A Chinese State Development Planning Commission official has attributed China's booming economy largely to the fast growing high technology industry.
Ma Dexiu, head of the High Technology Industrial Development Department under the commission, said in the capital of central China's Hubei province that since the mid 1990s, technology-intensive sectors have escalated in terms of upgrading, scale and innovation.
The offical statistics he cited show that from 1995 to 2001, this industry maintained a growth rate of 20.23 percent, 11 percent higher than the total industry growth.

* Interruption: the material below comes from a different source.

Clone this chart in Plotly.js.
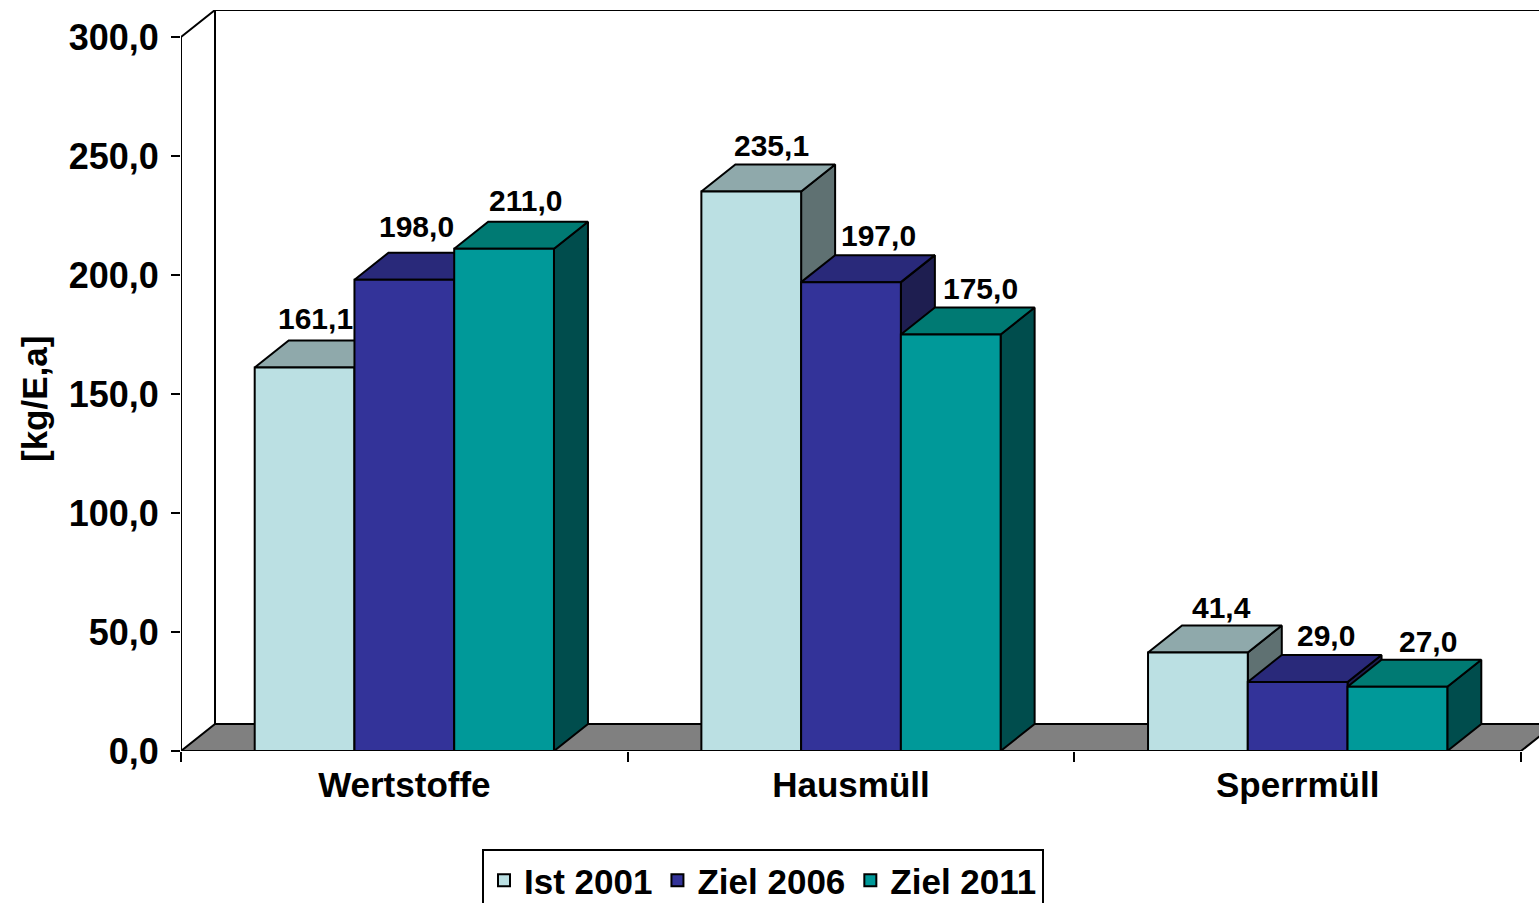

Even during the world information technology (IT) industry slump last year, China's high-tech industry, which relies heavily on IT, saw a year-on-year growth of 19 percent with a total output value of 2.27 trillion yuan (US$274 billion), said Ma.
By 2001, the industry's added value accounted for 3.28 percent of China's gross domestic product while the figure was 1.88 percent in 1995.
Meanwhile, exports of high-tech products soared during the last decade, said Ma, adding that the export value amounted to US$46.45 billion in 2001, more than 15 times of that in 1991.
He said the growth rate of the industry's exports last year was 25.4 percent, compared with the nation's total export volume growth rate of 6.8 percent.
Three major high-tech products export bases were developing, said Ma, noting the industry's total export volume from the southern Pearl River Delta area, the eastern Yangtze River Delta area and the northern Beijing and Tianjin area account for more than four-fifths of the country's total.